The complementary position variable to $y$ is $z=x_{1}+x_{2}$, and since you have assumed that the center of the dipole is fixed in position, $z$ takes on a fixed value. There is only one state of $z$ possible; it is always just twice the coordinate of the midpoint of the molecule, and since it cannot vary, its available states cannot serve as a reservoir of energy, and it does not contribute a $\frac{1}{2}kT$ to the mean energy. Formally, you can see that it is impossible to have $\left\langle z\frac{\partial H}{\partial z}\right\rangle$ be nonzero, because $H$ does not depend on $z$, so $\frac{\partial H}{\partial z}$ vanishes identically.

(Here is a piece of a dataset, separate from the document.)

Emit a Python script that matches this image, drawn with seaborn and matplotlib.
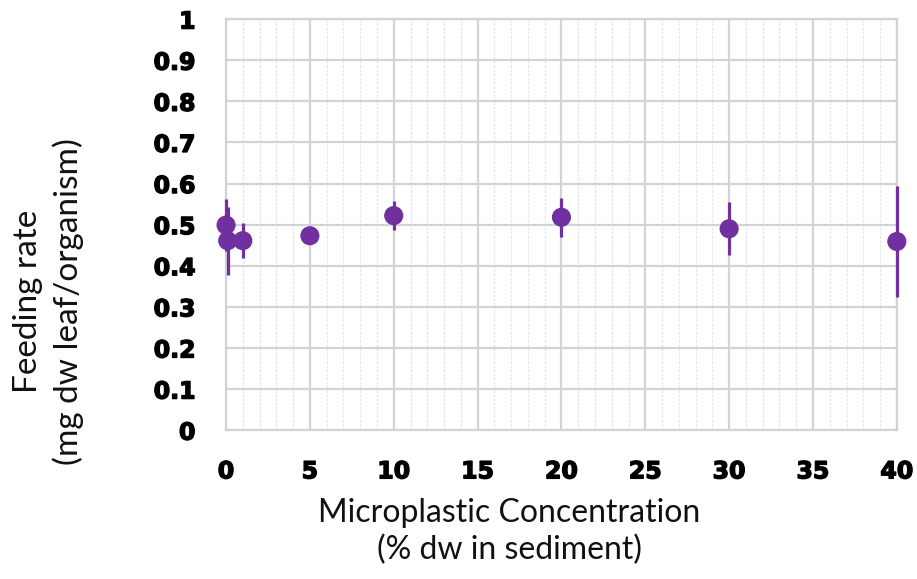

Knowing the correct number of degrees of freedom that can contribute to the mean energy of a system via equipartition is often easier when there kinetic terms included. Counting the number of degrees of freedom for the kinetic terms is relatively easy, and that counting process helps identify spurious degrees of freedom that do not have any possibility of physical variation.

Answer 3

Equipartition theorem assigns energy $k_B T/2$ per degree of freedom. Here you have two atoms with positions $x_1, x_2$ (and momenta $p_1,p_2$), that is two degrees of freedom: $$ H=\frac{p_1^2}{2M}+\frac{p_2^2}{2M} + K(x_1-x_2)^2 $$ Alternatively, one could treat the molecule in its center-of-mas reference frame, in which case we have one degree of freedom corresponding to the motion of the molecule as a whole, and one corresponding to the oscillations of the atoms in respect to each other: $$P=p_1+p_2,p=p_1-p_2,X=(x_1+x_2)/2,x=x_1-x_2\\\longrightarrow H=\frac{P^2}{4M}+\frac{p^2}{4M}+Kx^2 $$